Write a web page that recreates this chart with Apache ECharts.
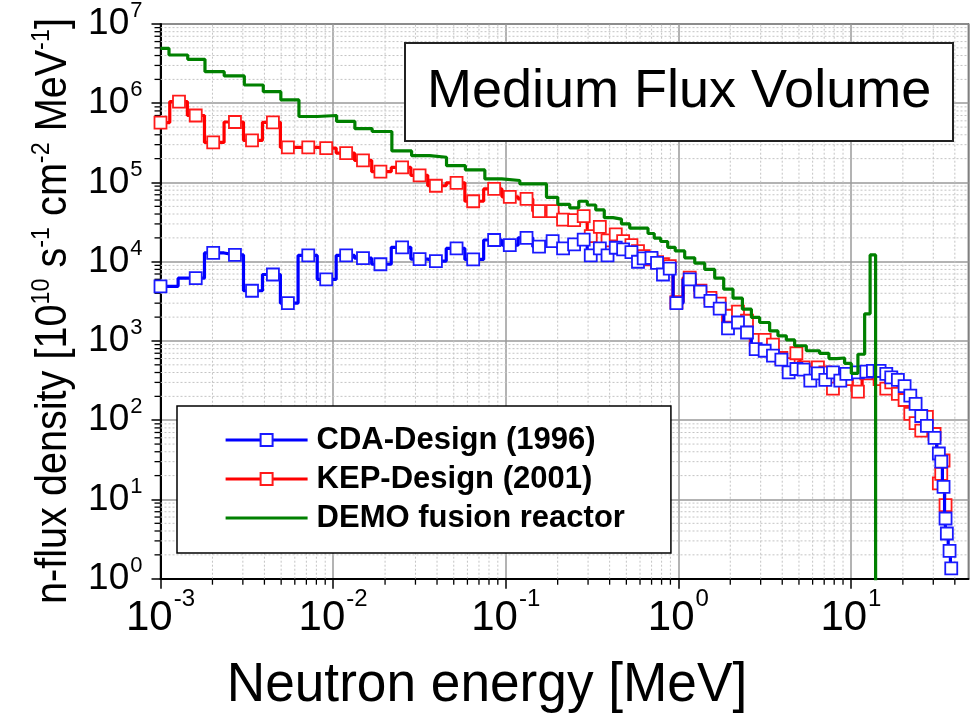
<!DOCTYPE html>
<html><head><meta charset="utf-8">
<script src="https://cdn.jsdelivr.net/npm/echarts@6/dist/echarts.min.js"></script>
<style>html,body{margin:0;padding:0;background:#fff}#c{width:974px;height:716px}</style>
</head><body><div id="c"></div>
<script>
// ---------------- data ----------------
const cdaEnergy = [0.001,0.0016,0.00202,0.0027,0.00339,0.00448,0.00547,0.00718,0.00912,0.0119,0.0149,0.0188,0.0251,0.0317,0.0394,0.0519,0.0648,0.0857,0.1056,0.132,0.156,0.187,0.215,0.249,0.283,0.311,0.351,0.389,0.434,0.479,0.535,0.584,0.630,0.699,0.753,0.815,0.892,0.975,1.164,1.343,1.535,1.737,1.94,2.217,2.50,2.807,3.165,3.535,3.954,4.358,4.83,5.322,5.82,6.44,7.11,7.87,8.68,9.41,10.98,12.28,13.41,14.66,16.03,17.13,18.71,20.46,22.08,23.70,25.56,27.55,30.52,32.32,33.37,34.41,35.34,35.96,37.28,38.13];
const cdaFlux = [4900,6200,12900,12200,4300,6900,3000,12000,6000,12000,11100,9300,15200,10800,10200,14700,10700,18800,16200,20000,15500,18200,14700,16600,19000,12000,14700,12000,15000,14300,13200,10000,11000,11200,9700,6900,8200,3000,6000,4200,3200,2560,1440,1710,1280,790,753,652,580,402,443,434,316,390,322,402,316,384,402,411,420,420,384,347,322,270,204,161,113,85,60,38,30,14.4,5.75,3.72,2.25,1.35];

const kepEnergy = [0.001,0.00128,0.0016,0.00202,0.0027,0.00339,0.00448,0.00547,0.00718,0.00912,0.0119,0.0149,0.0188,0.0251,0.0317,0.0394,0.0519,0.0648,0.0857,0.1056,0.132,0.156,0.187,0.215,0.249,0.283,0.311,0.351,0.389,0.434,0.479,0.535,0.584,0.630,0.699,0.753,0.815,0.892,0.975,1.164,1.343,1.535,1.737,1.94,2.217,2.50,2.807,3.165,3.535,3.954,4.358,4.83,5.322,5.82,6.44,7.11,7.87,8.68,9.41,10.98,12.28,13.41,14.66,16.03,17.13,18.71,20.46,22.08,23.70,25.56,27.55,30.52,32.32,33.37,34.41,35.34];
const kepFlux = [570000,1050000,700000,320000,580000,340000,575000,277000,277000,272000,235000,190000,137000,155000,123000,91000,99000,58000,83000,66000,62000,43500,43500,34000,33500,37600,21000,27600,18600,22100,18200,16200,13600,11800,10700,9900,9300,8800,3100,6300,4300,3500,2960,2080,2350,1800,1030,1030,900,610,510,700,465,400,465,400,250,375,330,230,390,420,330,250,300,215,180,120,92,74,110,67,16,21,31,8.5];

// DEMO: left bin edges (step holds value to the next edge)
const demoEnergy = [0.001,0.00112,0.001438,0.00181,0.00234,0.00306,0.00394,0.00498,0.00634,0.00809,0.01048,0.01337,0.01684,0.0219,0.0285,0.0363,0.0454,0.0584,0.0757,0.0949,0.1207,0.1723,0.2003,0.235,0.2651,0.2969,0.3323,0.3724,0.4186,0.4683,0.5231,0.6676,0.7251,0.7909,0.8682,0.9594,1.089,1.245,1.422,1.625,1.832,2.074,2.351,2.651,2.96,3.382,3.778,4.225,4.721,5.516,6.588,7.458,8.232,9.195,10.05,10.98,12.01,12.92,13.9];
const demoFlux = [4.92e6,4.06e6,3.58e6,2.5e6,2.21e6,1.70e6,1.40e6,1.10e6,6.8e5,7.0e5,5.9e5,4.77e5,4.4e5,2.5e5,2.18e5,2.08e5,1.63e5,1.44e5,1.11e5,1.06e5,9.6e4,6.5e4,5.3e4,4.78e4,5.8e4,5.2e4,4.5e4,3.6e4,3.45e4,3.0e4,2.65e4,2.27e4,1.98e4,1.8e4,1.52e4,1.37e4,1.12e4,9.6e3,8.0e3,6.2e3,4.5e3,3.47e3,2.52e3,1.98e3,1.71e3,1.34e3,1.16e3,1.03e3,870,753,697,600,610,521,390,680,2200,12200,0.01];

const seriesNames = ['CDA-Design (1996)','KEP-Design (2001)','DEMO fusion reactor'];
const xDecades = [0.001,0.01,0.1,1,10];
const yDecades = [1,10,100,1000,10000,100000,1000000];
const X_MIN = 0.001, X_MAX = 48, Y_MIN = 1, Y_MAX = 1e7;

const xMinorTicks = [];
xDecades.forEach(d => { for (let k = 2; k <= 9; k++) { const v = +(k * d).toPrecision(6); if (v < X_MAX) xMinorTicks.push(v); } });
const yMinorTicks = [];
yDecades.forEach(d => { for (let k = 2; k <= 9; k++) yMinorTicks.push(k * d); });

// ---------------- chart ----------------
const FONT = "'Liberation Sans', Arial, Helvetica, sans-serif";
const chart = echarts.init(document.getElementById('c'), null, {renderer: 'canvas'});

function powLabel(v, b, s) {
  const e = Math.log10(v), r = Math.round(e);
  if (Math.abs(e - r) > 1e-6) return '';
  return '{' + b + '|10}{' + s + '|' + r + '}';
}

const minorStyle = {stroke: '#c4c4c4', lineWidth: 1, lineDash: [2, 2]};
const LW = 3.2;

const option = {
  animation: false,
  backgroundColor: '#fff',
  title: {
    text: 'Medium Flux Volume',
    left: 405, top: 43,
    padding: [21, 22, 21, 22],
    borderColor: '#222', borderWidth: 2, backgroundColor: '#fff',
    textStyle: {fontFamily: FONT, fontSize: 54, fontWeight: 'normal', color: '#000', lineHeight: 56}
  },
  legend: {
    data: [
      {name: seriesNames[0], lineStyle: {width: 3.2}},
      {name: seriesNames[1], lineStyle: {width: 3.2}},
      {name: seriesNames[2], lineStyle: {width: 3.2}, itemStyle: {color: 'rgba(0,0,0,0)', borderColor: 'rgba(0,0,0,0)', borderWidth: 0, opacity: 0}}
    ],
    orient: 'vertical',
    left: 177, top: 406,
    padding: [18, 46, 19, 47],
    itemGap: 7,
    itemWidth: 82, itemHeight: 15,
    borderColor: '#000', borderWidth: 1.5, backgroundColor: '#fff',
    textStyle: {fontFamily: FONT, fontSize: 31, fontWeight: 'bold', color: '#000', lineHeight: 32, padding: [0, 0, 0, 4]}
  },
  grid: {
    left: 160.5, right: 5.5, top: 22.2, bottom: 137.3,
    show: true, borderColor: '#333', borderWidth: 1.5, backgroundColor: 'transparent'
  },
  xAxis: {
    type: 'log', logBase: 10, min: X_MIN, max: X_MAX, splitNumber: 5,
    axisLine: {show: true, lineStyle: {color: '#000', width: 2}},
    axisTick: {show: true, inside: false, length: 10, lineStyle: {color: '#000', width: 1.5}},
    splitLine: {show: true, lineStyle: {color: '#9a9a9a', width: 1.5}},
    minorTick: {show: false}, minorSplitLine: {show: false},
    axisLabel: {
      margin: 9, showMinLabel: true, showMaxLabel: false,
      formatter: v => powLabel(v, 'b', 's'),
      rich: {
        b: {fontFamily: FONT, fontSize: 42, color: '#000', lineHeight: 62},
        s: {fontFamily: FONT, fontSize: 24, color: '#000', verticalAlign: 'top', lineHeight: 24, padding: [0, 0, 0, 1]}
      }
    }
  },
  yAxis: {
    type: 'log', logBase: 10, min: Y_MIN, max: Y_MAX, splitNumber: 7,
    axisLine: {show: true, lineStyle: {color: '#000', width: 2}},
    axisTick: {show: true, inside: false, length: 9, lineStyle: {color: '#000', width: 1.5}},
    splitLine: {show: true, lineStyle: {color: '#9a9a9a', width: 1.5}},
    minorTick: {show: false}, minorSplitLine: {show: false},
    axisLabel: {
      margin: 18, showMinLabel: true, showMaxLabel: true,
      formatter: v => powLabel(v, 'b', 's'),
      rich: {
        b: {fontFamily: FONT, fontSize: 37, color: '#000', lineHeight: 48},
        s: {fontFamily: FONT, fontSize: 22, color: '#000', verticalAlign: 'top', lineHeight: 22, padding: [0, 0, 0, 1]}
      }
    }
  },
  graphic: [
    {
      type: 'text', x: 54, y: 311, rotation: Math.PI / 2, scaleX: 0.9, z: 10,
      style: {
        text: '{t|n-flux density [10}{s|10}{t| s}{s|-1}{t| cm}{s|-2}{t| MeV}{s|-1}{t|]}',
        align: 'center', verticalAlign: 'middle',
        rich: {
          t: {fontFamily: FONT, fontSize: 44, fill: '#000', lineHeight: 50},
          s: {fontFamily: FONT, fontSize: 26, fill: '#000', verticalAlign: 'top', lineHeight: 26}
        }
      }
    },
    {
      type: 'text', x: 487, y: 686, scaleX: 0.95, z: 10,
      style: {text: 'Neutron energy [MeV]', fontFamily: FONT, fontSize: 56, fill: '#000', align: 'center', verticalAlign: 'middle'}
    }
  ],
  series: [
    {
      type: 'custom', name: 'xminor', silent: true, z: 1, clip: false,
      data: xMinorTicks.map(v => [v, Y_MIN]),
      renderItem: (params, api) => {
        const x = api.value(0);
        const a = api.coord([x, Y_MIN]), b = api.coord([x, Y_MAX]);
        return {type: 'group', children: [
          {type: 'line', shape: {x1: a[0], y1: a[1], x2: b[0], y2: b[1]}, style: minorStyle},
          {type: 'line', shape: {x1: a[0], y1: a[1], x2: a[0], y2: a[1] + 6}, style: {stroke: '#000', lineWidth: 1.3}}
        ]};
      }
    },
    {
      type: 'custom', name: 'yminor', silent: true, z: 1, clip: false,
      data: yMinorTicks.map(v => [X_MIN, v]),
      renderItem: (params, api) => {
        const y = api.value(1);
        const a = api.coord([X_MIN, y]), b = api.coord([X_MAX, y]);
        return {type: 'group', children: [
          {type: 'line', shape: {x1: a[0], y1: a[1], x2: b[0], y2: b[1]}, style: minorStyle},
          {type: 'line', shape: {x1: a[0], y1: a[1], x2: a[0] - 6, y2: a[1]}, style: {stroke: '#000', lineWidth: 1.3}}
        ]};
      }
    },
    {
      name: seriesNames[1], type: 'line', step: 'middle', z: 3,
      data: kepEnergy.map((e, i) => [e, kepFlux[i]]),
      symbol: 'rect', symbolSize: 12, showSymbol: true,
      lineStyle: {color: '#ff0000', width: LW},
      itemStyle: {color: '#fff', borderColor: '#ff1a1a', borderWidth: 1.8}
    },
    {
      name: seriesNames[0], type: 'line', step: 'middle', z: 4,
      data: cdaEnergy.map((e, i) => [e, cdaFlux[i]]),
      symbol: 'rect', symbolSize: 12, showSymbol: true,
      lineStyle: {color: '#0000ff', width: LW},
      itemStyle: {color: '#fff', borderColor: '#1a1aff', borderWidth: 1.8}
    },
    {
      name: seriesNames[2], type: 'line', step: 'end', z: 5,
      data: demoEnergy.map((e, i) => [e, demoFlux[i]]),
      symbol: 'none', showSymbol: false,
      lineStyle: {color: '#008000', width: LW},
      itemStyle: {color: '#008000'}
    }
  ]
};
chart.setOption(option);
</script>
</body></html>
...
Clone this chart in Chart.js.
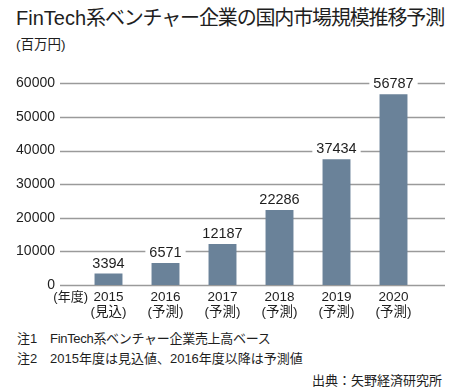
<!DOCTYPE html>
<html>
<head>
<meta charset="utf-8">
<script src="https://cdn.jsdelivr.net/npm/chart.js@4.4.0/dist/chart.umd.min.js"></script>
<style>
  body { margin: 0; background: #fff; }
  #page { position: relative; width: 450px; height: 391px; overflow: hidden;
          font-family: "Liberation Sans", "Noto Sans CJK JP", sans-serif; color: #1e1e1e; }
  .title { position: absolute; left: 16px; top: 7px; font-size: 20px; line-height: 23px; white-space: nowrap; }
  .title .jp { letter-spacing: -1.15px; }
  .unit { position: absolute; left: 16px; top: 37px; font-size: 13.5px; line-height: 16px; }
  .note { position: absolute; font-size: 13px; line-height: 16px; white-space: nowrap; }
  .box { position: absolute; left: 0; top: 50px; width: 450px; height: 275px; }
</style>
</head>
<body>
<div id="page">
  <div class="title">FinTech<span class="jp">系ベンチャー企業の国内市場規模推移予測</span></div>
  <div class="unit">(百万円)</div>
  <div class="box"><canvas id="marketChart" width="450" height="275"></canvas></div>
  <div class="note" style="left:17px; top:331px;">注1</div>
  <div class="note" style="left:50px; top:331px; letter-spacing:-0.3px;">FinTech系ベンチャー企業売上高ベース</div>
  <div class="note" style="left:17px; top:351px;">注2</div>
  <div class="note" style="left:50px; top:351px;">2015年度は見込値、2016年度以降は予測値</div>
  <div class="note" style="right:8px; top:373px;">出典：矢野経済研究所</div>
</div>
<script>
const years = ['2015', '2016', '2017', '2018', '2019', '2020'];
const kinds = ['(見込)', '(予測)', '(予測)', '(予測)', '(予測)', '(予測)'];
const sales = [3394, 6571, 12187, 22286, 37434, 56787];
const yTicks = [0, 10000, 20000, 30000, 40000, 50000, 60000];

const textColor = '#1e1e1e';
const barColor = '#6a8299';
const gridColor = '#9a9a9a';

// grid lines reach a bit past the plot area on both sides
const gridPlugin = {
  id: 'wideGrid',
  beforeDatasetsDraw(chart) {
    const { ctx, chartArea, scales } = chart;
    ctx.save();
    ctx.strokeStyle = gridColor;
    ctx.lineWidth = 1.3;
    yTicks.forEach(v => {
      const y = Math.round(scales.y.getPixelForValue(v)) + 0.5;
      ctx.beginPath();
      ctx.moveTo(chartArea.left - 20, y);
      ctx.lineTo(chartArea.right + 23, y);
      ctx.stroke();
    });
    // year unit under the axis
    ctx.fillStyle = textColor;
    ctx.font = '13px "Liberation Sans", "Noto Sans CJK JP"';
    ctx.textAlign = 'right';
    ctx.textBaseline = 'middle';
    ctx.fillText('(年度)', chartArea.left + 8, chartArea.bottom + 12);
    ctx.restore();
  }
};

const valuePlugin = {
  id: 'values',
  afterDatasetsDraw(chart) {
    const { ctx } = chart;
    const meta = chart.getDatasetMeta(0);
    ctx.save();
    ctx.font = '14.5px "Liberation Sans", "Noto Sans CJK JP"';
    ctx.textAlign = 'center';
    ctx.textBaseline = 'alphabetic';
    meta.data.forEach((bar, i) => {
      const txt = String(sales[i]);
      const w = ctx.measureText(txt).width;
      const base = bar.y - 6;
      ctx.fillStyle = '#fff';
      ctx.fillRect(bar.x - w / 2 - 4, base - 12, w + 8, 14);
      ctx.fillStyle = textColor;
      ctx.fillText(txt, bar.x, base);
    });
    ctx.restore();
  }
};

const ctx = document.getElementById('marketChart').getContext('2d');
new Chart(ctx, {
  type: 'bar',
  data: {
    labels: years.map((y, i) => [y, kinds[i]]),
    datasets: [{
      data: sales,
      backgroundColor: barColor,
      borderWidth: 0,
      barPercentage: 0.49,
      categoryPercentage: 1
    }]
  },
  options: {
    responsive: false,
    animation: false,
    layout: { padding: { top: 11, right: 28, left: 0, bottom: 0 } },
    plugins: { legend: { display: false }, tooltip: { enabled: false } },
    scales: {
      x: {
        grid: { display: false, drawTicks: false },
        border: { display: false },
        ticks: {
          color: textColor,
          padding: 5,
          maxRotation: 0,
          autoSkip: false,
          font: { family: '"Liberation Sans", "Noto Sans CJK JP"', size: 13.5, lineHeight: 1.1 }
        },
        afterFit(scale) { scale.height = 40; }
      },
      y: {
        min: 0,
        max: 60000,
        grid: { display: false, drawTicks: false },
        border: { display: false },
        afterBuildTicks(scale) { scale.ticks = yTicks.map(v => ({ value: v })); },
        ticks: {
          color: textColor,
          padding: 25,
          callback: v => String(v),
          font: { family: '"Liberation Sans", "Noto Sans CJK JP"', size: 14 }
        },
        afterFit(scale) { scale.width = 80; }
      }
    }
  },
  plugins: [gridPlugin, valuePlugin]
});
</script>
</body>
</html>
...
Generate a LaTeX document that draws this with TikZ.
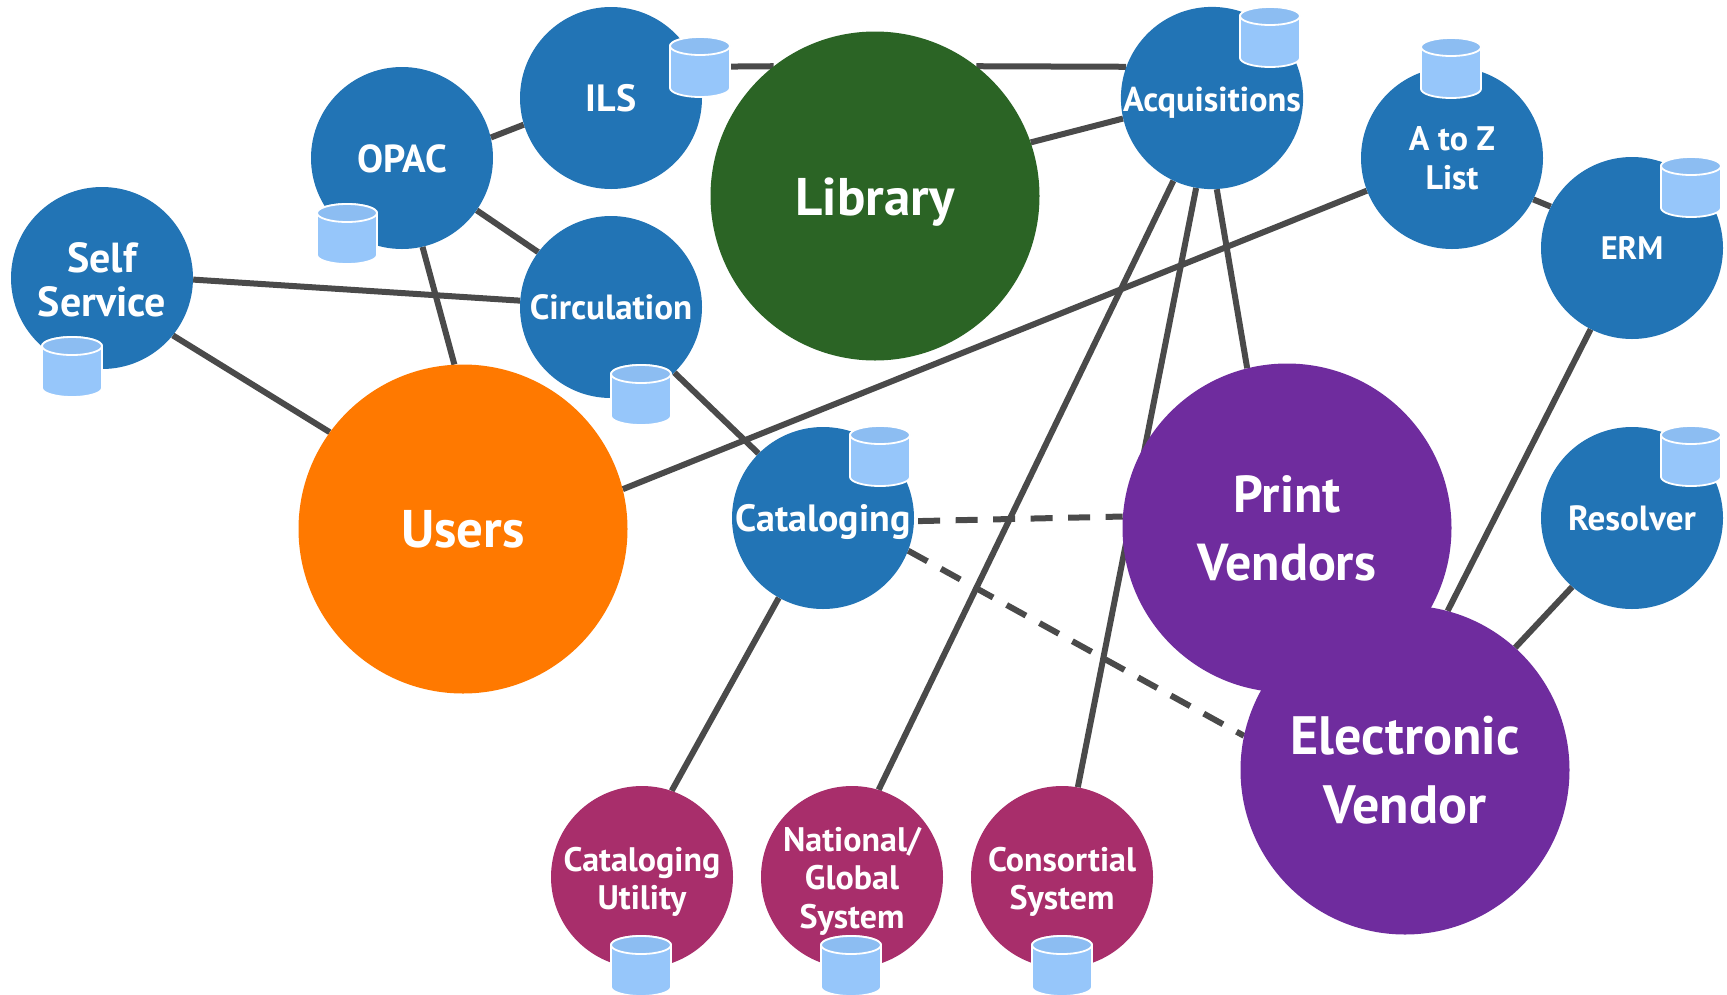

◆ **PROBLEM TO WORK ON**: Exclude any pictures, and restate word for word the lines from the one containing "Clone this chart in Chart.js." through the one containing "const gridColor = '#9a9a9a';", both included.

◆ **RESULT FOR THIS TASK**:
Clone this chart in Chart.js.
<!DOCTYPE html>
<html>
<head>
<meta charset="utf-8">
<script src="https://cdn.jsdelivr.net/npm/chart.js@4.4.0/dist/chart.umd.min.js"></script>
<style>
  body { margin: 0; background: #fff; }
  #page { position: relative; width: 450px; height: 391px; overflow: hidden;
          font-family: "Liberation Sans", "Noto Sans CJK JP", sans-serif; color: #1e1e1e; }
  .title { position: absolute; left: 16px; top: 7px; font-size: 20px; line-height: 23px; white-space: nowrap; }
  .title .jp { letter-spacing: -1.15px; }
  .unit { position: absolute; left: 16px; top: 37px; font-size: 13.5px; line-height: 16px; }
  .note { position: absolute; font-size: 13px; line-height: 16px; white-space: nowrap; }
  .box { position: absolute; left: 0; top: 50px; width: 450px; height: 275px; }
</style>
</head>
<body>
<div id="page">
  <div class="title">FinTech<span class="jp">系ベンチャー企業の国内市場規模推移予測</span></div>
  <div class="unit">(百万円)</div>
  <div class="box"><canvas id="marketChart" width="450" height="275"></canvas></div>
  <div class="note" style="left:17px; top:331px;">注1</div>
  <div class="note" style="left:50px; top:331px; letter-spacing:-0.3px;">FinTech系ベンチャー企業売上高ベース</div>
  <div class="note" style="left:17px; top:351px;">注2</div>
  <div class="note" style="left:50px; top:351px;">2015年度は見込値、2016年度以降は予測値</div>
  <div class="note" style="right:8px; top:373px;">出典：矢野経済研究所</div>
</div>
<script>
const years = ['2015', '2016', '2017', '2018', '2019', '2020'];
const kinds = ['(見込)', '(予測)', '(予測)', '(予測)', '(予測)', '(予測)'];
const sales = [3394, 6571, 12187, 22286, 37434, 56787];
const yTicks = [0, 10000, 20000, 30000, 40000, 50000, 60000];

const textColor = '#1e1e1e';
const barColor = '#6a8299';
const gridColor = '#9a9a9a';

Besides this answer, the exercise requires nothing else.